Nothing like a semester break...but now it's back to business.

Reading, homework, activities, studying and exams.

I have always had an interesting relationship with exams dating back to my early years of elementary school.  I liked them, but not in the way you might think.

I liked to make exams.

I created my first exam before I had taken my first real exam in school.

Yes, I created an exam....Hold the applause.

Before you get too carried away with applause, let me be honest about the magnitude of this "exam"...

I had a children's almanac growing up that I used to look through from time to time. 

When I say time to time, I mean daily...and each year I would get a new one to dissect.

For whatever which reason, I decided one day that I wanted to design an exam for some students to take and evaluate what they have learned.

The only problem was the students were my siblings, and I had not taught them anything to test them on. 

Nonetheless, I was still going to make an effort to administer this exam somewhere in between all of the actual work they had to complete for their real schooling.

I went through the book and found facts that were interesting to me, compiled them, never taught them, and designed a 20 to 25 multiple choice and fill in the blank question exam. 

There was also an overly weighted extra credit question at the exams conclusion, because I was progressive...

After completing this exam, my siblings would receive a certificate that I created online and signed for them to post on their walls next to any other degrees they would obtain...

I believe I got one exam back.

I realized much later than I should have why I didn't get the exams back.  They probably had more important work to do.

I recognize the realization should have been more immediate than it was, but bear with me.

Priorities can make or break anything that we do and because of that...priorities between two parties don't always align.

I wanted them to complete my exam, they wanted to pass their classes.  Our priorities did not align.

In retrospect, I can acknowledge that it was probably wiser to please my parents with good grades then to please me by completing a 'fake' exam.

This same principle applies in many different functions of the world.

We sometimes think that our thoughts, ideas, or versions of a 'test' may be best but forget that the students may be enrolled in a different course.

The same 'assignments' can be interpreted differently...especially in the test of life.

Unlike the test I created, the right/wrong answers in life can be relatively inconsistent, and sometimes confusing.
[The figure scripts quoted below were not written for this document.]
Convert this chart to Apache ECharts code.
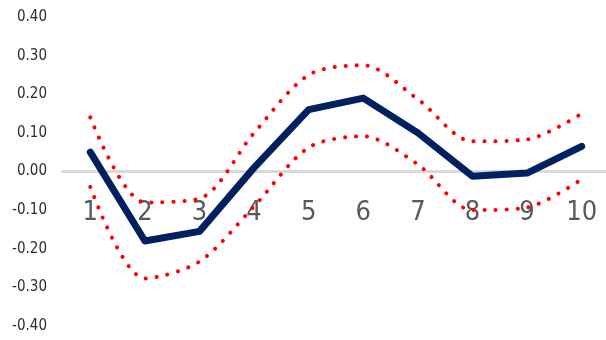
<!DOCTYPE html>
<html><head><meta charset="utf-8">
<script src="https://cdn.jsdelivr.net/npm/echarts@6/dist/echarts.min.js"></script>
<style>html,body{margin:0;padding:0;background:#fff}#c{width:606px;height:340px}</style>
</head><body><div id="c"></div>
<script>
const categories = ['1','2','3','4','5','6','7','8','9','10'];
const mainValues = [0.05, -0.18, -0.155, 0.01, 0.16, 0.19, 0.10, -0.012, -0.004, 0.065];
const upperValues = [0.14, -0.08, -0.07, 0.10, 0.25, 0.275, 0.187, 0.078, 0.083, 0.15];
const lowerValues = [-0.04, -0.277, -0.233, -0.09, 0.062, 0.091, 0.018, -0.10, -0.093, -0.02];
const yMin = -0.4, yMax = 0.4, yStep = 0.1;

const gridTop = 17, gridBottom = 14, H = 340;
const plotH = H - gridTop - gridBottom;
const zeroOffset = -plotH * (0 - yMin) / (yMax - yMin);

const chart = echarts.init(document.getElementById('c'), null, {renderer:'canvas'});
const dotted = {color:'#ff0000', width:4, type:[0.1, 10.9], cap:'round', join:'round'};
const fam = '"DejaVu Sans Condensed", Roboto, sans-serif';
chart.setOption({
  animation:false,
  grid:{left:63, right:-3, top:gridTop, bottom:gridBottom, containLabel:false, outerBoundsMode:'none'},
  xAxis:{
    type:'category', data:categories, boundaryGap:true, position:'bottom', offset:zeroOffset,
    axisLine:{onZero:false, lineStyle:{color:'#d9d9d9', width:3}},
    axisTick:{show:false},
    axisLabel:{color:'#595959', fontFamily:fam, fontSize:27, margin:28}
  },
  yAxis:{
    type:'value', min:yMin, max:yMax, interval:yStep,
    axisLine:{show:false}, axisTick:{show:false}, splitLine:{show:false},
    axisLabel:{color:'#2b2b2b', fontFamily:fam, fontSize:15, margin:16,
      formatter:v=>v.toFixed(2)}
  },
  series:[
    {type:'line', data:upperValues, smooth:0.3, symbol:'none', lineStyle:dotted, z:2},
    {type:'line', data:lowerValues, smooth:0.3, symbol:'none', lineStyle:dotted, z:2},
    {type:'line', data:mainValues, symbol:'none', lineStyle:{color:'#002060', width:7, cap:'round', join:'round'}, z:3}
  ]
});
</script></body></html>
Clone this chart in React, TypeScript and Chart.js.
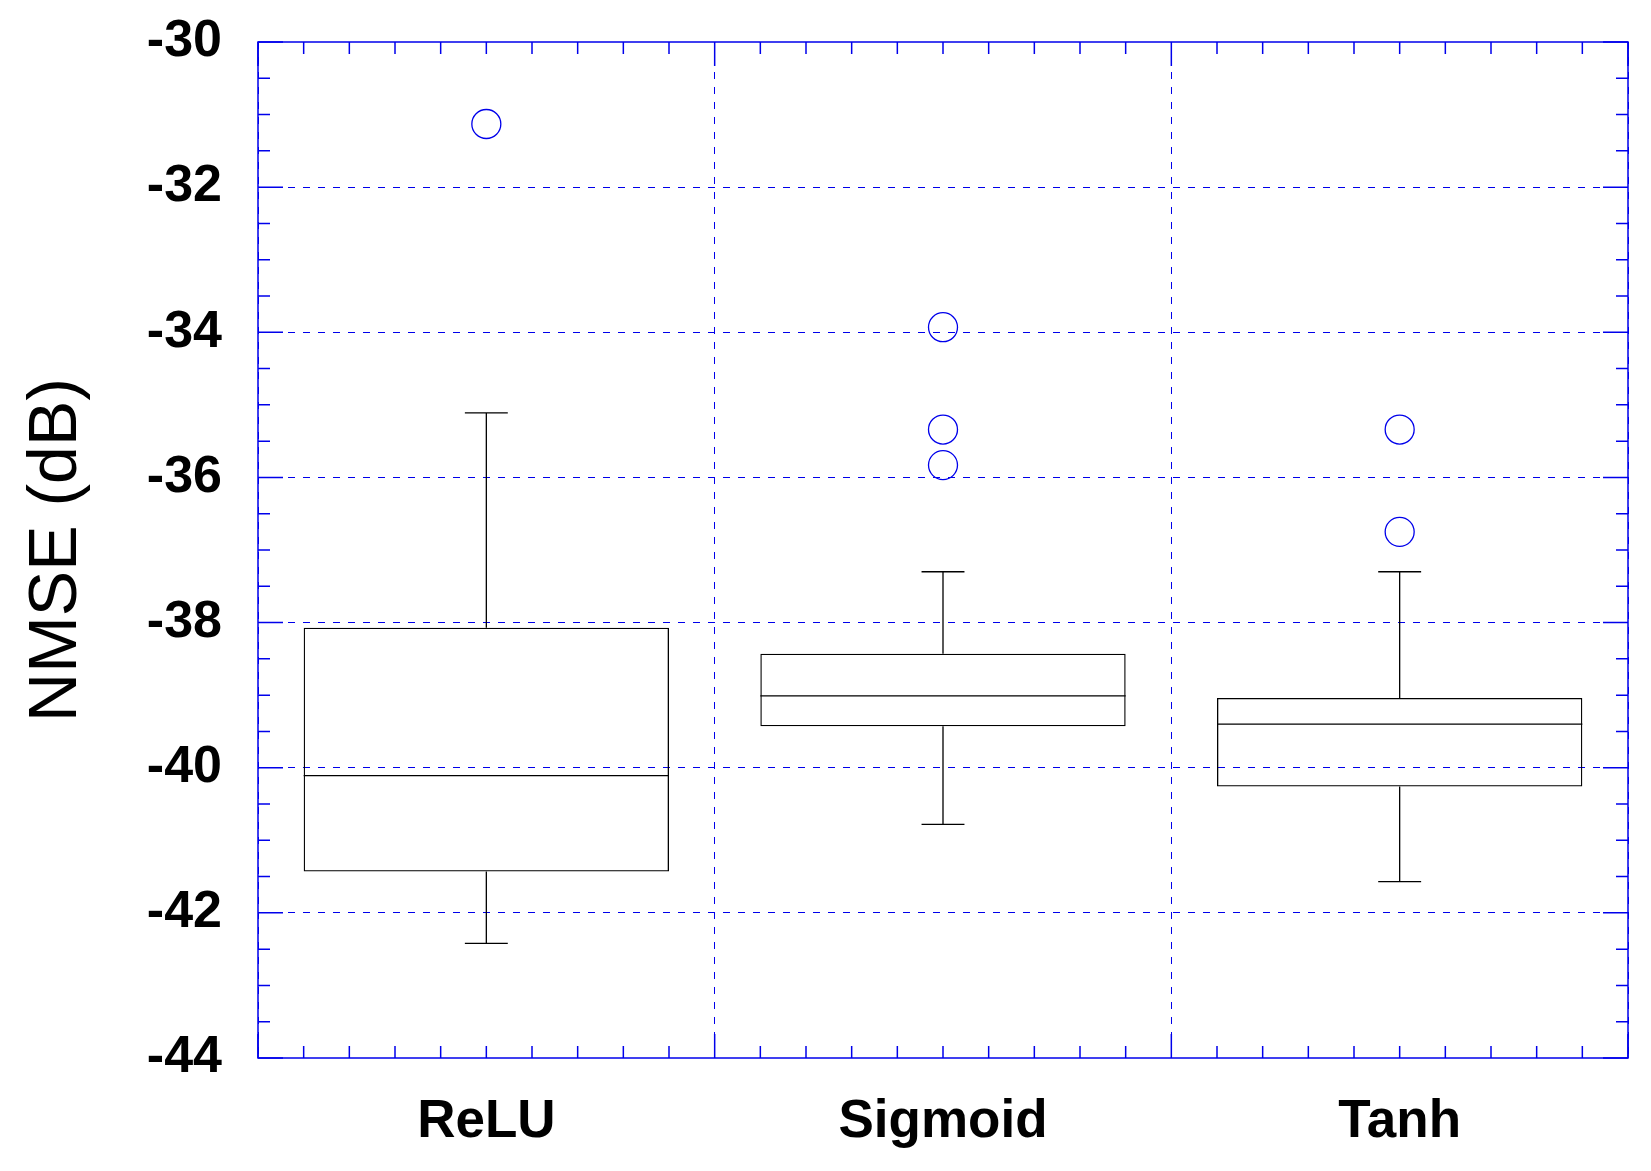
import React, { useEffect, useRef } from "react";
import { Chart, registerables } from "chart.js";

Chart.register(...registerables);

const categories = ["ReLU", "Sigmoid", "Tanh"];
const q1Values = [-41.43, -39.43, -40.26];
const q3Values = [-38.07, -38.43, -39.04];
const medianValues = [-40.11, -39.01, -39.4];
const whiskerLow = [-42.42, -40.78, -41.57];
const whiskerHigh = [-35.11, -37.3, -37.3];
const reluOutliers = [-31.13];
const sigmoidOutliers = [-33.93, -35.34, -35.83];
const tanhOutliers = [-35.34, -36.75];
const yTickMin = -44;
const yTickMax = -30;
const yTickStep = 2;

const BLUE = "rgb(0,0,235)";
const FONT = '"Liberation Sans", Arial, Helvetica, sans-serif';

const boxPlugin = {
  id: "boxWhiskers",
  afterDatasetsDraw(chart: any) {
    const x = chart.scales.x;
    const y = chart.scales.y;
    const ctx = chart.ctx;
    const cw = x.getPixelForValue(1) - x.getPixelForValue(0);
    ctx.save();
    ctx.strokeStyle = "#000";
    ctx.lineWidth = 1.3;
    for (let i = 0; i < categories.length; i++) {
      const cx = x.getPixelForValue(i);
      const half = cw * 0.4;
      const cap = cw * 0.047;
      const pm = y.getPixelForValue(medianValues[i]);
      const p1 = y.getPixelForValue(q1Values[i]);
      const p3 = y.getPixelForValue(q3Values[i]);
      const pl = y.getPixelForValue(whiskerLow[i]);
      const ph = y.getPixelForValue(whiskerHigh[i]);
      ctx.beginPath();
      ctx.moveTo(cx - half, pm);
      ctx.lineTo(cx + half, pm);
      ctx.moveTo(cx, p3);
      ctx.lineTo(cx, ph);
      ctx.moveTo(cx - cap, ph);
      ctx.lineTo(cx + cap, ph);
      ctx.moveTo(cx, p1);
      ctx.lineTo(cx, pl);
      ctx.moveTo(cx - cap, pl);
      ctx.lineTo(cx + cap, pl);
      ctx.stroke();
    }
    ctx.restore();
  },
};

const framePlugin = {
  id: "frameTicks",
  beforeDatasetsDraw(chart: any) {
    const x = chart.scales.x;
    const y = chart.scales.y;
    const ctx = chart.ctx;
    const { left, right, top, bottom } = chart.chartArea;
    ctx.save();
    ctx.strokeStyle = BLUE;
    ctx.lineWidth = 1.5;
    ctx.beginPath();
    for (let v = yTickMin; v <= yTickMax + 1e-9; v += 0.5) {
      const py = y.getPixelForValue(v);
      const major = Math.abs(v % 2) < 1e-9;
      const len = major ? 25 : 12;
      ctx.moveTo(left, py);
      ctx.lineTo(left + len, py);
      ctx.moveTo(right, py);
      ctx.lineTo(right - len, py);
    }
    const n = categories.length * 10;
    for (let k = 0; k <= n; k++) {
      const px = x.getPixelForValue(-0.5 + k / 10);
      const len = k % 10 === 0 ? 24 : 12;
      ctx.moveTo(px, bottom);
      ctx.lineTo(px, bottom - len);
      ctx.moveTo(px, top);
      ctx.lineTo(px, top + len);
    }
    ctx.stroke();
    ctx.strokeRect(left, top, right - left, bottom - top);
    ctx.restore();
  },
};

export default function App() {
  const ref = useRef<HTMLCanvasElement | null>(null);
  useEffect(() => {
    if (!ref.current) return;
    const outlierPoints: any[] = [];
    reluOutliers.forEach((v) => outlierPoints.push({ x: categories[0], y: v }));
    sigmoidOutliers.forEach((v) => outlierPoints.push({ x: categories[1], y: v }));
    tanhOutliers.forEach((v) => outlierPoints.push({ x: categories[2], y: v }));
    const chart = new Chart(ref.current, {
      type: "bar",
      data: {
        labels: categories,
        datasets: [
          {
            type: "bar",
            data: categories.map((_, i) => [q1Values[i], q3Values[i]]) as any,
            backgroundColor: "rgba(0,0,0,0)",
            borderColor: "#000",
            borderWidth: 1.3,
            borderSkipped: false,
            barPercentage: 0.8,
            categoryPercentage: 1.0,
          } as any,
          {
            type: "line",
            data: outlierPoints,
            showLine: false,
            pointStyle: "circle",
            pointRadius: 14.5,
            pointBorderWidth: 1.3,
            pointBorderColor: BLUE,
            pointBackgroundColor: "rgba(0,0,0,0)",
            borderColor: BLUE,
          } as any,
        ],
      },
      options: {
        responsive: false,
        animation: false,
        events: [],
        layout: { padding: { top: 42, right: 23, left: 0, bottom: 0 } },
        plugins: { legend: { display: false }, tooltip: { enabled: false } },
        scales: {
          x: {
            type: "category",
            offset: true,
            grid: {
              offset: true,
              color: BLUE,
              lineWidth: 1,
              drawTicks: false,
            },
            border: { display: false, dash: [7, 8] },
            ticks: {
              color: "#000",
              padding: 33,
              font: { family: FONT, size: 53, weight: "bold" },
            },
            afterFit: (s: any) => {
              s.height = 113;
              s.paddingLeft = 0;
              s.paddingRight = 0;
            },
          },
          y: {
            min: yTickMin,
            max: yTickMax,
            grid: {
              color: (c: any) =>
                c.tick && (c.tick.value === yTickMin || c.tick.value === yTickMax)
                  ? "rgba(0,0,0,0)"
                  : BLUE,
              lineWidth: 1,
              drawTicks: false,
            },
            border: { display: false, dash: [7, 8] },
            ticks: {
              stepSize: yTickStep,
              color: "#000",
              padding: 36,
              font: { family: FONT, size: 52, weight: "bold" },
            },
            title: {
              display: true,
              text: "NMSE (dB)",
              color: "#000",
              font: { family: FONT, size: 68, weight: "normal" },
              padding: { top: 16, bottom: 0 },
            },
            afterFit: (s: any) => {
              s.width = 258;
              s.paddingTop = 0;
              s.paddingBottom = 0;
            },
          },
        },
      },
      plugins: [framePlugin, boxPlugin],
    });
    return () => chart.destroy();
  }, []);
  return (
    <div style={{ position: "fixed", left: 0, top: 0, width: 1651, height: 1171, background: "#fff" }}>
      <canvas ref={ref} width={1651} height={1171} style={{ display: "block" }} />
    </div>
  );
}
With that, one size may not fit all...or better yet, one 'test' may not apply to everyone.

The objective is to align your 'test' with the priorities you have set for yourself.  Those are the 'tests' that you want to put forth the most efforts towards and really commit to.

When you prepare for those exams, there is an investment that you have for the topic that will allow you to study deeper and establish more concrete understandings of them.

Now before we continue, I would like the younger readers of this post to understand that this is not an excuse to get out of tests, quizzes, or exams in school.

We have all been there and understand that even if the material itself doesn't move you, the habits of studying and learning, understanding and applying, accountability and progression are all important skills for everything.

That's my short public service announcement...

Now back to the lecture at hand.

For all of those other 'tests' that life throws our way, prioritize what will serve you best and complete them.

Even when they are difficult or stressful, remember the long-term benefits, and don't fall victim to the can achieve them.

And if I ever find that exam and share it with you...

I won't be offended if it falls low on the priority list.

It has been there before...and rightfully so.